WHAT TO WORK ON: Starting at the line that contains "Rebuild this chart", copy every line down to the line that contains "import * as", inclusive, exactly as it stands. Omit all other lines.

Code that draws figures

####

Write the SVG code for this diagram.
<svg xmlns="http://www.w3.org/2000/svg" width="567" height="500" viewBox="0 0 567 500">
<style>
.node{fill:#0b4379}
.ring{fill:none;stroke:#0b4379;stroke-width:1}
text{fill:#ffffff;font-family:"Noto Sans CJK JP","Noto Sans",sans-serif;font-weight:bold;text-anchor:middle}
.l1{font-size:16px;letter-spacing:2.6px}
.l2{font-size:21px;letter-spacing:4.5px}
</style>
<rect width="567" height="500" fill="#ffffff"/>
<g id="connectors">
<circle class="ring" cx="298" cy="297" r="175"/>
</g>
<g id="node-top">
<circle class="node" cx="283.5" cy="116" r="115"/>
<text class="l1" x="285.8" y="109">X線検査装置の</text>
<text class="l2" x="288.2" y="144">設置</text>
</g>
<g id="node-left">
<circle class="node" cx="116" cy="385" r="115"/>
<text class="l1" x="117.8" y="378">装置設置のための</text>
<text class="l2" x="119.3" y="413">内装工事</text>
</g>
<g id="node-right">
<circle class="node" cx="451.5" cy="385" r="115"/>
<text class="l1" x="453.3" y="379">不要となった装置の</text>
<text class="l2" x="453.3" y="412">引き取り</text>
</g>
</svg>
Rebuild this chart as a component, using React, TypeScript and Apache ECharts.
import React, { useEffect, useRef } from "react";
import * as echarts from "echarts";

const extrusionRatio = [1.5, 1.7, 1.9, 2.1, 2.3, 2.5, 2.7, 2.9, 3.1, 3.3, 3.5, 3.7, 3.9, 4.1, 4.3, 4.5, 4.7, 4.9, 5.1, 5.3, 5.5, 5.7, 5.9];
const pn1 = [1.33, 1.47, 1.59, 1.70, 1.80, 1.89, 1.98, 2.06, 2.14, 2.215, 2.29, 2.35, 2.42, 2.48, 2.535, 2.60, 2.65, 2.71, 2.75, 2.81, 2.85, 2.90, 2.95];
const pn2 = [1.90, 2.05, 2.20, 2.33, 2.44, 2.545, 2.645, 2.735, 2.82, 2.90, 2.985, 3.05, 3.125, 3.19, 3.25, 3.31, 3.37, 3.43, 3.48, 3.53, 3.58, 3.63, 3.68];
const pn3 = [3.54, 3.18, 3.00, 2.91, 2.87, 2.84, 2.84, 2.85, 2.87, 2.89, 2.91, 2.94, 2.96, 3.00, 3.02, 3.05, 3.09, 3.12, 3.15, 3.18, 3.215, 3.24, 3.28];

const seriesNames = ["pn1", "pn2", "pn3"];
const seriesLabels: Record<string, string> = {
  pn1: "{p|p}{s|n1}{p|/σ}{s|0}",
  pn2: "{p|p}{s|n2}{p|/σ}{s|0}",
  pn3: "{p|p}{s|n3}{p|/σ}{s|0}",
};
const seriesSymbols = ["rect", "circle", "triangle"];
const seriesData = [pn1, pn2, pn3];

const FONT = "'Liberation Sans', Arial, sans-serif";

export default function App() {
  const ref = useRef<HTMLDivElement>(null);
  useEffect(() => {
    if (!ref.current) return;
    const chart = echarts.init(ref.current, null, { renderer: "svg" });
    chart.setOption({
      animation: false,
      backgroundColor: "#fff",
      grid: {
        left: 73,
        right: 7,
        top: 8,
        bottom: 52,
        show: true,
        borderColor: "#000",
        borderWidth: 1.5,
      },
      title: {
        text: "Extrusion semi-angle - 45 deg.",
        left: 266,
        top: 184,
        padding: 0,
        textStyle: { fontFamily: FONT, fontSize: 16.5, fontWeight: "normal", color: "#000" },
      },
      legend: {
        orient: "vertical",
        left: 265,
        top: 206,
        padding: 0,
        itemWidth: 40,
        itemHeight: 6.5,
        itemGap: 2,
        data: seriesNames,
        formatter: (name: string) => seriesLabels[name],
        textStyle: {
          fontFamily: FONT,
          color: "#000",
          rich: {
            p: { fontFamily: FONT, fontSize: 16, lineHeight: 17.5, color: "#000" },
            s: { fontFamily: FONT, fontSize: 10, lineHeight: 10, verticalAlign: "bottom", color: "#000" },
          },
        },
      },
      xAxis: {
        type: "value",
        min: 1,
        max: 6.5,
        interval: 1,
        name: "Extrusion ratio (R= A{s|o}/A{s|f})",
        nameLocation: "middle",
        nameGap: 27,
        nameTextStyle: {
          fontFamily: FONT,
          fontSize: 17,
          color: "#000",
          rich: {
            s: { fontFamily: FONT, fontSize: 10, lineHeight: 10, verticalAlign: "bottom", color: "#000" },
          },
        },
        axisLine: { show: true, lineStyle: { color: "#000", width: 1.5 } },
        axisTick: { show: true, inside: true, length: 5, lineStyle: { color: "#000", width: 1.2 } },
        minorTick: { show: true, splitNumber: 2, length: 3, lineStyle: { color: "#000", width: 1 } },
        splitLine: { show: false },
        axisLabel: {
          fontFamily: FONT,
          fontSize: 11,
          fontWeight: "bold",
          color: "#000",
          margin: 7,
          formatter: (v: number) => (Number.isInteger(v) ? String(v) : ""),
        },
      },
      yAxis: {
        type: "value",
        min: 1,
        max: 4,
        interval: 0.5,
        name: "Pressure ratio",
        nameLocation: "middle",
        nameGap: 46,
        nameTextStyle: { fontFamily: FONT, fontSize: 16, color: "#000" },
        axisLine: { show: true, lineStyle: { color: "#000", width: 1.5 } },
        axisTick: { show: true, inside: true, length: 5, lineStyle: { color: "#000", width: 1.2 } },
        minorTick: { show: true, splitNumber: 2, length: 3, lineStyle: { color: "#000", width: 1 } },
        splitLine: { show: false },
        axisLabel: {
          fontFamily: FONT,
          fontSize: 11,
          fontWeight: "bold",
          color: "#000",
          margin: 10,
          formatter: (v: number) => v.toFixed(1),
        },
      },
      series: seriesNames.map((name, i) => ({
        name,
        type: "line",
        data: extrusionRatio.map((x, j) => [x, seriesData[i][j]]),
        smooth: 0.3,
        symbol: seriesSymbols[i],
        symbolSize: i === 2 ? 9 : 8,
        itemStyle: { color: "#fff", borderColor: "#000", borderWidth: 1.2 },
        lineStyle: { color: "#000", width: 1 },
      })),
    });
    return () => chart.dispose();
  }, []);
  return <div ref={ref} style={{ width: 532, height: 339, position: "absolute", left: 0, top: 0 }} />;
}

####

TASK SOLUTION:
Rebuild this chart as a component, using React, TypeScript and Apache ECharts.
import React, { useEffect, useRef } from "react";
import * as echarts from "echarts";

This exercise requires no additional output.